══ Source excerpt

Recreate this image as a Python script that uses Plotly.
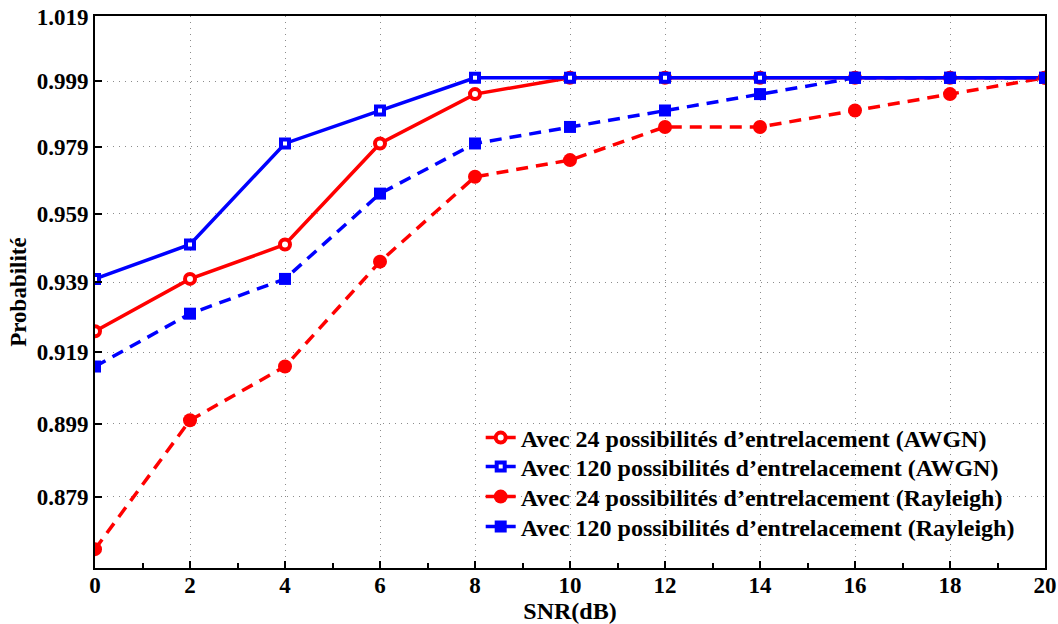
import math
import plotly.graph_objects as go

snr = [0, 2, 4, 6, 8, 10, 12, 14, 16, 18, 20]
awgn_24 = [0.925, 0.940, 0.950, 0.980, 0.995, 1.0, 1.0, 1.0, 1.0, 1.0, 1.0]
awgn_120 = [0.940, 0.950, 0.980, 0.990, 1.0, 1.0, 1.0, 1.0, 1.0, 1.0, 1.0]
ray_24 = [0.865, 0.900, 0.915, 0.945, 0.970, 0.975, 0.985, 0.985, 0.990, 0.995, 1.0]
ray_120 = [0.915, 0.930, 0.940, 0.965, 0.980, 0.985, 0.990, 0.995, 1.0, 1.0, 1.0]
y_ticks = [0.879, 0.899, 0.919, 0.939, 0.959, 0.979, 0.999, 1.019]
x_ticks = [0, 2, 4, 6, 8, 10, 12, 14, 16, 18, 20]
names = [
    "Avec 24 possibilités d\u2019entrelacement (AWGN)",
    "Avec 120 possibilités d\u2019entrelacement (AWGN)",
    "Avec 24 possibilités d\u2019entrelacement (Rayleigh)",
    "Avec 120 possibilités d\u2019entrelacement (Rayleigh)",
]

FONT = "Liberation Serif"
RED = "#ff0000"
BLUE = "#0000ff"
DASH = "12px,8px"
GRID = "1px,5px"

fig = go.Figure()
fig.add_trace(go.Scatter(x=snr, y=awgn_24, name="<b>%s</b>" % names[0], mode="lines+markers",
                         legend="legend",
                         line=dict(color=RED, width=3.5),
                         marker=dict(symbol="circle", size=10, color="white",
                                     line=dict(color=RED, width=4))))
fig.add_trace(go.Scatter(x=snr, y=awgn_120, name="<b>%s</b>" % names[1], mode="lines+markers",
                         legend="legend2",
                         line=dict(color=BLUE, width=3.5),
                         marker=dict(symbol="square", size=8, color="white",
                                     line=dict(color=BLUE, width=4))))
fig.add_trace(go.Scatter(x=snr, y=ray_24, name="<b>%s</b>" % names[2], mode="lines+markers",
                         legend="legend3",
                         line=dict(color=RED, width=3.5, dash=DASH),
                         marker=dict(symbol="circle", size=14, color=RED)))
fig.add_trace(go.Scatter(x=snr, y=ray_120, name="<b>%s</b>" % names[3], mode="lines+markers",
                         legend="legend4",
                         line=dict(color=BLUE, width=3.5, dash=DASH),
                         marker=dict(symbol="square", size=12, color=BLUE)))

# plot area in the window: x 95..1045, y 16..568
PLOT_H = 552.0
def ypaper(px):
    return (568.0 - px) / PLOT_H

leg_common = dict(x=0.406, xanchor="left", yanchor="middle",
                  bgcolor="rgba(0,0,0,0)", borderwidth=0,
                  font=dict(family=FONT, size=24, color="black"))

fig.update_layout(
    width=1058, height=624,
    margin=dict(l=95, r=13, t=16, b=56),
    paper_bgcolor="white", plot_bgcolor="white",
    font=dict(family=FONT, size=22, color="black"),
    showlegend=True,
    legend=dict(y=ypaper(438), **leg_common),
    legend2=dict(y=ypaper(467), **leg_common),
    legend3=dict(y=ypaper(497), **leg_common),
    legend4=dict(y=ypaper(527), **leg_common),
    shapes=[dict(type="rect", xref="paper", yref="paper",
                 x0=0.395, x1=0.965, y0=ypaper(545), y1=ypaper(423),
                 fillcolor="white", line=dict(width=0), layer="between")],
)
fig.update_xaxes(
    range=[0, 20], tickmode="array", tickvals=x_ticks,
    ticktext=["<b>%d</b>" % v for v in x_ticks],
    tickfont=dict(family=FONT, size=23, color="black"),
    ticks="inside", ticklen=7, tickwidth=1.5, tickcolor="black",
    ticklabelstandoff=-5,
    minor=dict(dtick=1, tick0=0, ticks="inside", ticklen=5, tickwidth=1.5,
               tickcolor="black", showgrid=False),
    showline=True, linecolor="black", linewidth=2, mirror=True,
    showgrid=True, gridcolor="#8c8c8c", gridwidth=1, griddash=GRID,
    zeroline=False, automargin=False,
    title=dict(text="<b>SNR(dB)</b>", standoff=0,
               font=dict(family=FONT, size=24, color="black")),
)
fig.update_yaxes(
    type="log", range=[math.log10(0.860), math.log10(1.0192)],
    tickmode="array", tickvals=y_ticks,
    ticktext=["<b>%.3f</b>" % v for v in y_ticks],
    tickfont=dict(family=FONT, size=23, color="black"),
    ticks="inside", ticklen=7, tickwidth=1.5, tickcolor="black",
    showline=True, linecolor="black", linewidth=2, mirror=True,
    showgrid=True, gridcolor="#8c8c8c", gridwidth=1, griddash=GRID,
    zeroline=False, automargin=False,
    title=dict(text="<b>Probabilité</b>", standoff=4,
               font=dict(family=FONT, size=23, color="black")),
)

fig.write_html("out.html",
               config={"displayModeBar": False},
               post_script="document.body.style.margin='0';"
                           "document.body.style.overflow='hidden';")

════

Reproduce the data above word for word from its first line through the line that holds "import plotly.graph_objects as go", both ends included; skip pictures.

Recreate this image as a Python script that uses Plotly.
import math
import plotly.graph_objects as go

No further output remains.